→ Given exercise: In the listing that follows, retype every line from the first through the one containing "const noteLines = ['Added". Pictures are to be left out.
+ + + + + + +
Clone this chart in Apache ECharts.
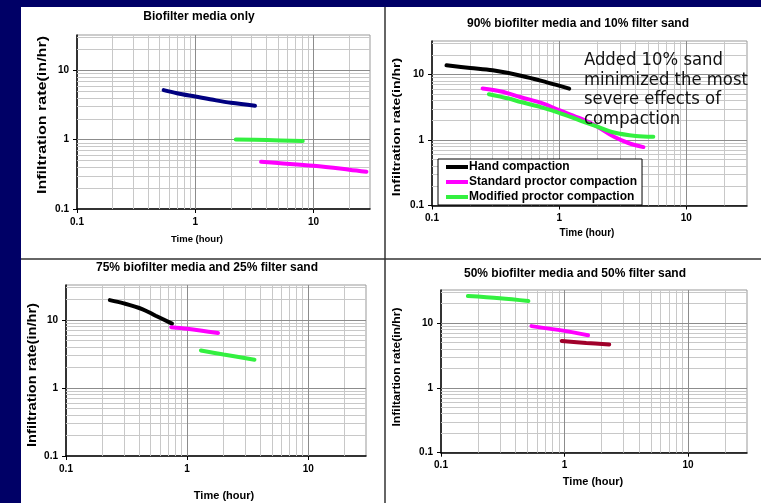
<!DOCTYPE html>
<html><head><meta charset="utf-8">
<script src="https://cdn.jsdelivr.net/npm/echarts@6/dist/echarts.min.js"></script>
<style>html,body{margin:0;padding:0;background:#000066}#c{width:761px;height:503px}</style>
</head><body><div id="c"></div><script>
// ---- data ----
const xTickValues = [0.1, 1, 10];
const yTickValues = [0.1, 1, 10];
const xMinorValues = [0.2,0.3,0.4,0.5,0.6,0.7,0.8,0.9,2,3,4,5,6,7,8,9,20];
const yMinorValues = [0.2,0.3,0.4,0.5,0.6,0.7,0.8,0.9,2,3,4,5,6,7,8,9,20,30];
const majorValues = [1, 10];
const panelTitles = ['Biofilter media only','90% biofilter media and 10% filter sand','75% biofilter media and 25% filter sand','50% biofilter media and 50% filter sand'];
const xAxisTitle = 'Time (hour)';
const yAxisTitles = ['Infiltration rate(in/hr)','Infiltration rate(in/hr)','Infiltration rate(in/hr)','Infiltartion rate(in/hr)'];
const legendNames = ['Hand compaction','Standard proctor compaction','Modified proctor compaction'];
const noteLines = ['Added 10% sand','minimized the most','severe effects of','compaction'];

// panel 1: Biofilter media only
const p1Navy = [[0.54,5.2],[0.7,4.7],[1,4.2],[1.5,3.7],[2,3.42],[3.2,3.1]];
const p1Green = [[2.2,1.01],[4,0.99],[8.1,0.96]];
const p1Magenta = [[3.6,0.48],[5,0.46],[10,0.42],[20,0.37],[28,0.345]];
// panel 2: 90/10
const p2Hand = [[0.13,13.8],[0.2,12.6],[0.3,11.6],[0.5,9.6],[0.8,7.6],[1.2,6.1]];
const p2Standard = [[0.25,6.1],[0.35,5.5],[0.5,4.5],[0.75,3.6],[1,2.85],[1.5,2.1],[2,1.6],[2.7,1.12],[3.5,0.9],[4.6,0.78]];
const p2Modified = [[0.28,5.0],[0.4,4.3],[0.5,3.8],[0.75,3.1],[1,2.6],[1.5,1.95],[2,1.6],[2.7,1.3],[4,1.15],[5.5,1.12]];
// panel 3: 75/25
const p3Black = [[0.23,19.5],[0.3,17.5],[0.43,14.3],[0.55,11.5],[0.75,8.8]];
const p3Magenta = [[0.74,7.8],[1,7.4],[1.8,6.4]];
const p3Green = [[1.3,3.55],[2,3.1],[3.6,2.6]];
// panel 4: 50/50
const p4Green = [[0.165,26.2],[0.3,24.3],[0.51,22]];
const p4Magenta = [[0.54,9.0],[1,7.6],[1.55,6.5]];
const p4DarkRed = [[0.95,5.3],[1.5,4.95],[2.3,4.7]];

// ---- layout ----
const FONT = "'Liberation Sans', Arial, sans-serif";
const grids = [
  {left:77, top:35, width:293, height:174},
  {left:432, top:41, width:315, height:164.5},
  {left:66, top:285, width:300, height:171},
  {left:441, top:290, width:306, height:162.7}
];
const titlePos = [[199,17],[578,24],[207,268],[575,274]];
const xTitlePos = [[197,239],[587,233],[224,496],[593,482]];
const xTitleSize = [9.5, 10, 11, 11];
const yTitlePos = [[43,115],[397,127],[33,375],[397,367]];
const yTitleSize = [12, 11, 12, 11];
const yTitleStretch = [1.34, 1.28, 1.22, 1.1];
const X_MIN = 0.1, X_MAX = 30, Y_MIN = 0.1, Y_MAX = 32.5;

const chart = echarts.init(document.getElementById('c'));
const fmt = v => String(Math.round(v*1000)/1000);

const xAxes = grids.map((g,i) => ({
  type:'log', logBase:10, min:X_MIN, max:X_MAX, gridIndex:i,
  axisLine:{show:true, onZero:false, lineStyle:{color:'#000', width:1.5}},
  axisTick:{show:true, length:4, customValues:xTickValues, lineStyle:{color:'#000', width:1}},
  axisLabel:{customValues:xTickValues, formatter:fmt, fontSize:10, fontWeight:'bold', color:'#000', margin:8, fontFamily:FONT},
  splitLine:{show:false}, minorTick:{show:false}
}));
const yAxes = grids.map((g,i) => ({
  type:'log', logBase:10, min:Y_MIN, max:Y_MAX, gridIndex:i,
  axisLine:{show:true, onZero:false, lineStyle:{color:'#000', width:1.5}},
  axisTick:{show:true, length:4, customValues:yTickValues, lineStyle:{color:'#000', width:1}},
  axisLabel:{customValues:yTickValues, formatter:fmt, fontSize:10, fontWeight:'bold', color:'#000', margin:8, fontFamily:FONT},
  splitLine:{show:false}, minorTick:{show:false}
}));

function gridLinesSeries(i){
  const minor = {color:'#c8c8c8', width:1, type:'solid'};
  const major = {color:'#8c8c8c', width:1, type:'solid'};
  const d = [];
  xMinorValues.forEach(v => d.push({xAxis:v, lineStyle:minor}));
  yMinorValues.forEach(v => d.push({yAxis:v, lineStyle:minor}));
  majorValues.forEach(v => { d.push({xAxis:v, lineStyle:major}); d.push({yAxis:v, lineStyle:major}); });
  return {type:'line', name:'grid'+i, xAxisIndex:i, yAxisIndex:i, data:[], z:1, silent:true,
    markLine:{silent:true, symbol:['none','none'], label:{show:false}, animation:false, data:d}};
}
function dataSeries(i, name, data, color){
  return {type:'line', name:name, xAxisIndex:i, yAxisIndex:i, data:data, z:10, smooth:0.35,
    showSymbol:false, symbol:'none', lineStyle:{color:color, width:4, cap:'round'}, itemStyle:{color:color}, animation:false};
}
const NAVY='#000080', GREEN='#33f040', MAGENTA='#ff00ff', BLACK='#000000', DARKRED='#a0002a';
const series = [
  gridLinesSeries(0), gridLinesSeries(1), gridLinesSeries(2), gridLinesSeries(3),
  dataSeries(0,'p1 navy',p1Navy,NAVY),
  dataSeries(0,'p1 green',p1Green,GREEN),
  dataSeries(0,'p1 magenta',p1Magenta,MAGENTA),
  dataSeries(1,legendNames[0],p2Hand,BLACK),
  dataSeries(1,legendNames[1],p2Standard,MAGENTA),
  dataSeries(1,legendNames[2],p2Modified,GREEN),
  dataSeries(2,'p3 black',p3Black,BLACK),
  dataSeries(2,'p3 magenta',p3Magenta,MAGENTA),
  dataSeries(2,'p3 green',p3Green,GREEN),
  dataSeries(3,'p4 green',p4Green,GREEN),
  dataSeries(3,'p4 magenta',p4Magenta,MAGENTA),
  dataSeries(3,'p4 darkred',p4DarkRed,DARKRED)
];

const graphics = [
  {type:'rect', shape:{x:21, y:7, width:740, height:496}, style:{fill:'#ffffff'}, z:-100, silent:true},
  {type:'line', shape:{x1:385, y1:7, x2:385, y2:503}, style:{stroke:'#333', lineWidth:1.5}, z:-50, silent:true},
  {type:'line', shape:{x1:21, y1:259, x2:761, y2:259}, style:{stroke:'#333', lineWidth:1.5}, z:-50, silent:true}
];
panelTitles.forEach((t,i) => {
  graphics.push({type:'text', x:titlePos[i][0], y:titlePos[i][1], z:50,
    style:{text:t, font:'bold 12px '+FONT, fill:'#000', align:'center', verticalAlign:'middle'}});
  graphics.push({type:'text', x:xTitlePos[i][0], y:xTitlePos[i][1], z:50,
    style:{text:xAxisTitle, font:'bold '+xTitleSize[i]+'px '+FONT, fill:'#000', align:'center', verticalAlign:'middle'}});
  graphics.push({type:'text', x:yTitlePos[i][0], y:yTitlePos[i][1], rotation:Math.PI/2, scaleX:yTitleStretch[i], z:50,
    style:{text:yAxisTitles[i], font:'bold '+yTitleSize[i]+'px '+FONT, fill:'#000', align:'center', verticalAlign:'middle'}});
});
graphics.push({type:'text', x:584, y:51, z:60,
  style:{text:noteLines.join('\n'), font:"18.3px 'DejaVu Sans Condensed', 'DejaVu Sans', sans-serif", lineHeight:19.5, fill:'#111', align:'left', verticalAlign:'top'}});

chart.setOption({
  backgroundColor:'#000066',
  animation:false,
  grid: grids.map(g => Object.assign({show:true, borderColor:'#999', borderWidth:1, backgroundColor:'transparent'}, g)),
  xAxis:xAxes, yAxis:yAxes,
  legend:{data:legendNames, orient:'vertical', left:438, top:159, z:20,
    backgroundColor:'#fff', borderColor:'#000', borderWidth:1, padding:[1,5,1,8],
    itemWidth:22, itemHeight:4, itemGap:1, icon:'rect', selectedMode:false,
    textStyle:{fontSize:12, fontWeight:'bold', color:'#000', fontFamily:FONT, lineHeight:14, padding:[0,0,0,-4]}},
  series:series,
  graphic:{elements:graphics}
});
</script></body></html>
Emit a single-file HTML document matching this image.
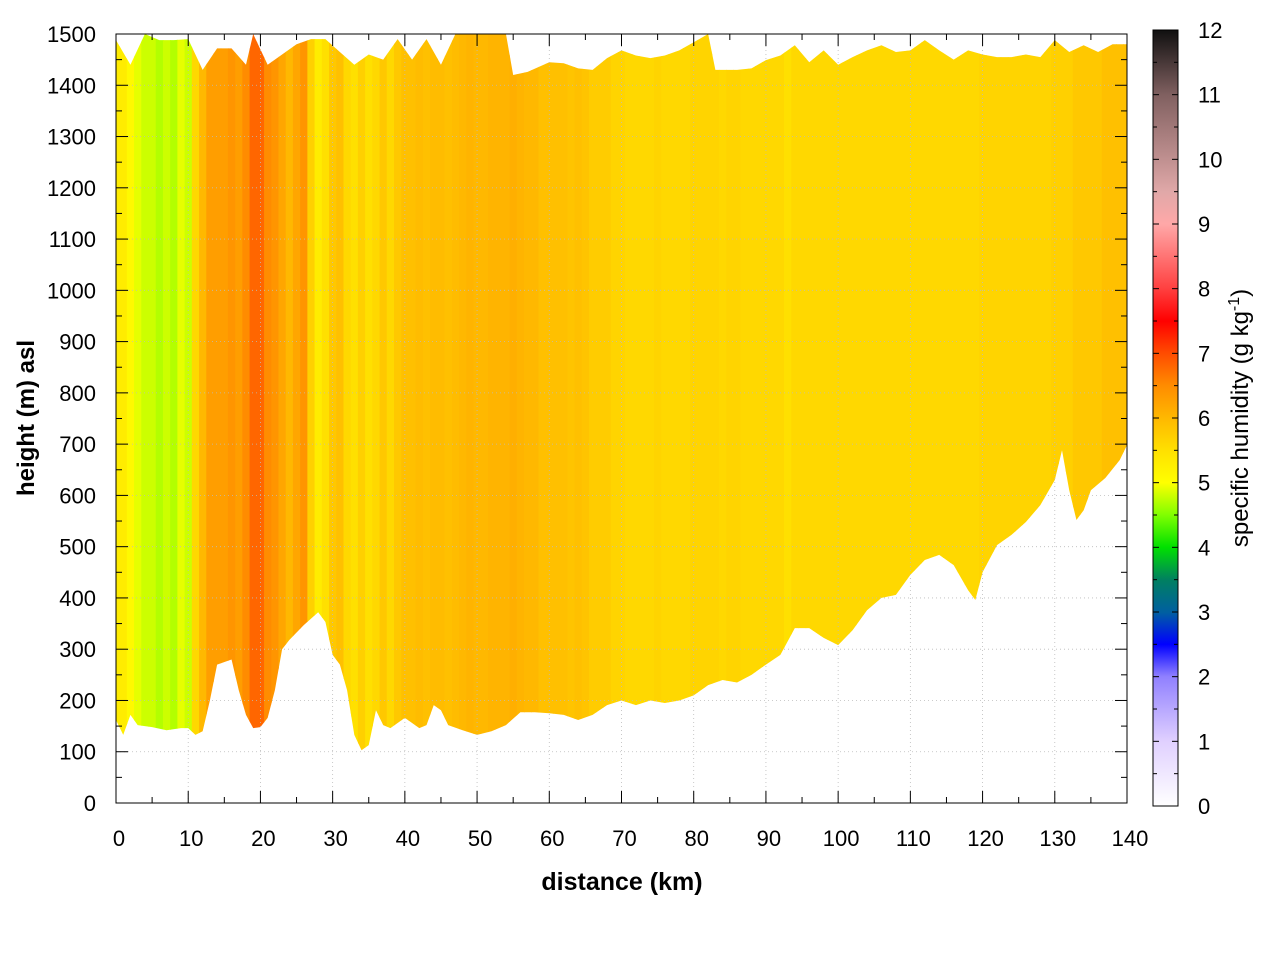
+ + + + + + +
→ Result:
Clone this chart in Apache ECharts.
<!DOCTYPE html>
<html><head><meta charset="utf-8">
<script src="https://cdn.jsdelivr.net/npm/echarts@6/dist/echarts.min.js"></script>
<style>html,body{margin:0;padding:0;background:#000066}#c{width:761px;height:503px}</style>
</head><body><div id="c"></div><script>
// ---- data ----
const xTickValues = [0.1, 1, 10];
const yTickValues = [0.1, 1, 10];
const xMinorValues = [0.2,0.3,0.4,0.5,0.6,0.7,0.8,0.9,2,3,4,5,6,7,8,9,20];
const yMinorValues = [0.2,0.3,0.4,0.5,0.6,0.7,0.8,0.9,2,3,4,5,6,7,8,9,20,30];
const majorValues = [1, 10];
const panelTitles = ['Biofilter media only','90% biofilter media and 10% filter sand','75% biofilter media and 25% filter sand','50% biofilter media and 50% filter sand'];
const xAxisTitle = 'Time (hour)';
const yAxisTitles = ['Infiltration rate(in/hr)','Infiltration rate(in/hr)','Infiltration rate(in/hr)','Infiltartion rate(in/hr)'];
const legendNames = ['Hand compaction','Standard proctor compaction','Modified proctor compaction'];
const noteLines = ['Added 10% sand','minimized the most','severe effects of','compaction'];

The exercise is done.